What is Data Rate Converter?
Data Rate Converter translates between bits per second, kilobits, megabits, gigabits, and their byte-based equivalents. Useful when comparing ISP plans or estimating download times.
The converter handles both bit-based units (bps, Kbps, Mbps, Gbps, Tbps) and byte-based units (B/s, KB/s, MB/s, GB/s, TB/s), with 8 bits per byte applied automatically. Reference rows compare your number against dial-up, 3G, 4G LTE, Wi-Fi 5, 5G, and fibre baselines, so you can quickly see how your speed measures up.
How to use
- Enter a value and select the source unit (e.g., 100 Mbps).
- View instant conversions across all data rate units — bits, bytes, and their multiples.
- Copy any converted value or the full conversion table.
When to use
- Comparing two ISP plans where one advertises Mbps and the other quotes MB/s.
- Estimating how long a backup, game patch, or video upload will take.
- Sizing bandwidth for a video stream, VPN tunnel, or multi-camera RTSP feed.
Result
Your ISP advertises 500 Mbps — convert to see that's 62.5 MB/s, meaning a 4GB game downloads in about 64 seconds.
FAQ
- What's the difference between Mbps and MB/s?
- Mbps is megabits per second, MB/s is megabytes per second, and one byte is 8 bits. A 500 Mbps line therefore tops out at 62.5 MB/s of actual file throughput, before overhead from TCP, Wi-Fi, and routing.
- Why does my 100 Mbps connection only download at around 11 MB/s?
- Divide by 8 to get the theoretical max (12.5 MB/s), then subtract roughly 10 to 20 percent for protocol overhead, encryption, and the server's own upload limit. 11 MB/s on a 100 Mbps line is normal.
- Are Kbps and KBps the same thing?
- No. KBps (capital B) is kilobytes per second, eight times larger than Kbps (lowercase b). Most ISPs and speed tests use lowercase b.

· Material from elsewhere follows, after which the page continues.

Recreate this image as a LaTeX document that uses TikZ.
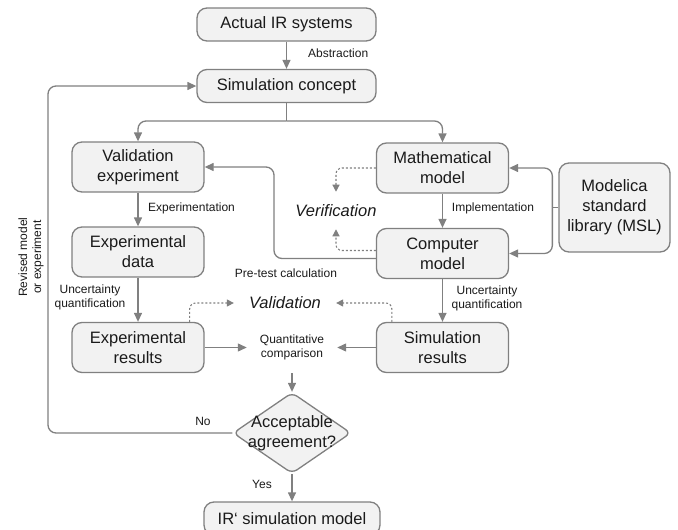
\documentclass[tikz,border=0pt]{standalone}
\usepackage{fontspec}
\setmainfont{Liberation Sans}
\usetikzlibrary{shapes.geometric,arrows.meta,calc}
\definecolor{linegray}{RGB}{128,128,128}
\definecolor{boxgray}{RGB}{242,242,242}
\definecolor{textblack}{RGB}{26,26,26}
\tikzset{
  boxtext/.style={align=center, font=\fontsize{16.5}{19.8}\selectfont, text=textblack},
  box/.style={boxtext, draw=linegray, fill=boxgray, line width=1.3pt, rounded corners=10pt, inner sep=0pt},
  widebox/.style={box, minimum width=179pt, minimum height=33pt},
  stagebox/.style={box, minimum width=132pt, minimum height=50pt},
  decision/.style={diamond, draw=linegray, fill=boxgray, line width=1.3pt, rounded corners=6pt, minimum width=118pt, minimum height=81pt, inner sep=0pt},
  note/.style={align=center, inner sep=0pt, font=\fontsize{12}{14}\selectfont, text=textblack},
  phase/.style={inner sep=0pt, font=\fontsize{16.5}{19.8}\selectfont\itshape, text=textblack},
  link/.style={draw=linegray, line width=1.3pt, rounded corners=8pt},
  flow/.style={link, -{Triangle[length=9pt,width=8pt]}},
  check/.style={draw=linegray, line width=1.1pt, dash pattern=on 2pt off 2pt, rounded corners=6pt, -{Triangle[length=7pt,width=7pt]}},
}
\begin{document}
\begin{tikzpicture}[x=1pt,y=-1pt]
  \useasboundingbox (0,0) rectangle (678,530);
  % boxes
  \node[widebox] (actual) at (286.5,24.5) {Actual IR systems};
  \node[widebox] (concept) at (286.5,86) {Simulation concept};
  \node[stagebox] (valexp) at (138,167) {Validation\\experiment};
  \node[stagebox] (expdata) at (138,252) {Experimental\\data};
  \node[stagebox] (expres) at (138,347.5) {Experimental\\results};
  \node[stagebox] (mathm) at (442.5,168) {Mathematical\\model};
  \node[stagebox] (compm) at (442.5,253.5) {Computer\\model};
  \node[stagebox] (simres) at (442.5,347.5) {Simulation\\results};
  \node[box, minimum width=111pt, minimum height=89pt] (msl) at (614.5,207.5) {Modelica\\standard\\library (MSL)};
  \node[decision, label={[boxtext]center:{Acceptable\\agreement?}}] (agree) at (292,433) {};
  \node[box, minimum width=176pt, minimum height=33pt] (irmodel) at (292,518.5) {IR‘ simulation model};
  % labels
  \node[note, anchor=west] (abstr) at (308,53) {Abstraction};
  \node[note, anchor=west] (exper) at (148,208) {Experimentation};
  \node[note] (implem) at (493,208) {Implementation};
  \node[note] (pretest) at (286,273) {Pre-test calculation};
  \node[note] (uqleft) at (90,297) {Uncertainty\\quantification};
  \node[note] (uqright) at (487,298) {Uncertainty\\quantification};
  \node[note, inner xsep=13pt, inner ysep=13pt] (quant) at (292,347.5) {Quantitative\\comparison};
  \node[note] (no) at (203,421) {No};
  \node[note] (yes) at (262,484) {Yes};
  \node[note, rotate=90] (revised) at (31,257) {Revised model\\or experiment};
  \node[phase, inner ysep=12.5pt] (verif) at (336,210.5) {Verification};
  \node[phase, inner xsep=15pt] (valid) at (285,303) {Validation};
  % main flow
  \coordinate (split) at (286.5,121);
  \draw[flow] (actual) -- (concept);
  \draw[link] (concept) -- (split);
  \draw[flow] (split) -| (valexp);
  \draw[flow] (split) -| (mathm);
  \draw[flow] (valexp) -- (expdata);
  \draw[flow] (expdata) -- (expres);
  \draw[flow] (mathm) -- (compm);
  \draw[flow] (compm) -- (simres);
  \draw[flow] (expres.east) -- (quant.west);
  \draw[flow] (simres.west) -- (quant.east);
  \draw[flow] (quant) -- (agree);
  \draw[flow] (agree) -- (irmodel);
  % revision loop
  \coordinate (back) at (48,433);
  \draw[flow] (agree.west) -- (back) |- (concept.west);
  % pre-test calculation
  \coordinate (pre) at (274,258.5);
  \draw[flow] ($(compm.west)+(0,5)$) -- (pre) |- (valexp.east);
  % library
  \coordinate (mslj) at ($(msl.west)+(-6,0)$);
  \draw[link] (msl.west) -- (mslj);
  \draw[flow] (mslj) |- (mathm.east);
  \draw[flow] (mslj) |- (compm.east);
  % verification and validation
  \draw[check] (mathm.west) -| (verif.north);
  \draw[check] ($(compm.west)+(0,-3)$) -| (verif.south);
  \draw[check] ($(expres.north east)+(-15,0)$) |- (valid.west);
  \draw[check] ($(simres.north west)+(16,0)$) |- (valid.east);
\end{tikzpicture}
\end{document}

Most download dialogs in browsers and OSes use capital B.
- Does this use decimal (1000) or binary (1024) multipliers?
- Decimal, matching ISP and networking convention where 1 Kbps equals 1,000 bps and 1 Mbps equals 1,000,000 bps. Storage tools use binary (1 KiB equals 1,024 bytes), but bandwidth has standardised on decimal since the dial-up era.
- What's a realistic Wi-Fi 5 speed in the real world?
- The 866 Mbps figure in the reference table is the link rate on a single 80 MHz channel. Actual throughput on a laptop one room away from the router is more often 200 to 400 Mbps, with walls and 2.4 GHz interference cutting it further.